Described as "one of Florida’s most influential Orthodox leaders" and as "a pioneer in modern Jewish outreach," Lipskar played a key role in developing Jewish life in Surfside and Bal Harbour over more than four decades, transforming them into thriving Jewish communities.

== Early life and education ==
Lipskar was born on August 1, 1946 in Tashkent, Uzbek Soviet Socialist Republic to Rabbi Eliyahu Akiva and Rochel Baila (née Duchman) Lipskar, 20 days before his family escaped the country to flee Stalinist persecution. Without official documentation, he was reportedly transported across the border in a suitcase. He spent part of his early childhood in a refugee camp in Germany before immigrating to Toronto, Ontario, Canada in the early 1950s. His father became a Jewish educator. He was educated at the original Lubavitch Yeshiva in Toronto, and at age 15, he was sent to New York to study at the Central Lubavitcher Yeshivah. After receiving rabbinic ordination in 1968, he was sent by the Lubavitcher Rebbe to Miami Beach to begin his work in Jewish outreach.

== Career ==
In 1969, after his marriage to Chani Minkowicz and a year of advanced study, Lipskar was appointed by Menachem Mendel Schneerson as an emissary to Miami, then lacking basic Jewish infrastructure. The couple initially led a newly founded Chabad day school established by Rabbi Avrohom Korf. Lipskar later founded the Yeshiva Gedolah and served as principal and dean across its elementary, middle, and high school divisions.

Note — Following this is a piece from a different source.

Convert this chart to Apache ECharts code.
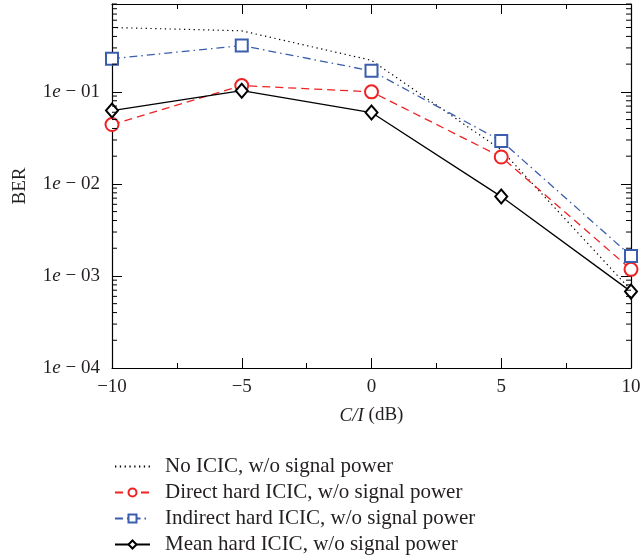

Lipskar began with informal gatherings and prayer services on Collins Avenue before establishing The Shul of Bal Harbour, a prominent landmark synagogue known for its inclusivity. In 1981, he founded the Aleph Institute, a national nonprofit organization supporting Jewish prisoners, their families, and military personnel. He later noted that some community members initially questioned his work with Aleph, not understanding his focus on supporting individuals in the criminal justice system. Over time, he said, support grew as public attitudes toward criminal justice reform shifted. He conducted prison visits and taught Torah to incarcerated individuals.

In 1982, at the direction of Rabbi Schneerson, Lipskar and his wife Chani established a Chabad congregation in Bal Harbour. The town attracted wealthy and influential individuals from around the world, and Schneerson saw the potential for a thriving synagogue there to serve as a model for similar communities. He had been involved in expanding Chabad schools and yeshivas in South Florida since the 1960s. At the time, housing deeds in Bal Harbour specifically barred the sale of homes to Jews, and local institutions maintained exclusionary policies. According to his nephew, Lipskar did not view his property in person during his search for a home and only saw it after it had been purchased. Lipskar fought to install a public Hanukkah menorah and divided his time between his congregation and the Aleph Institute.

Following Lipskar’s arrival, the Bal Harbour Jewish community grew significantly. The Shul of Bal Harbour eventually became one of the largest Orthodox synagogues in Miami-Dade County, and has served thousands, including a substantial Sephardic and Latin American constituency. In the aftermath of the 2021 Surfside condominium collapse, Lipskar transformed it into a support center for first responders and families of the missing. It has also hosted dignitaries including Senator and Vice Presidential candidate Joe Lieberman, Florida Governor Ron DeSantis and Argentine President Javier Milei.

Lipskar served as the official chaplain endorser for the U.S. Department of Defense and for the Educational Academy for the Elderly, where he oversaw pilot programs aimed at redefining educational priorities for older adults. He also founded the Miami International Conferences on Torah and Science.

== Personal life ==
Lipskar was married to Chani Minkowicz. They had two children: Zalman Lipskar, a rabbi, and Devorah Leah Andrusier. He had several grandchildren.

== Death ==
Lipskar died of heart failure in Miami, on May 3, 2025, after a period of declining health. He was 78. His funeral procession passed the Chabad-Lubavitch World Headquarters in Brooklyn before his burial at Montefiore Cemetery in Queens.

Upon Lipskar’s death, former Florida Governor Rick Scott tweeted, "We were honored to call him a friend. He was a guiding light during the Surfside tragedy and will always be remembered for his kind spirit." In a eulogy, Yeshiva World News described Lipskar's legacy as one of "towering leadership, boundless heart, and an unwavering commitment to the Lubavitcher Rebbe's shlichus."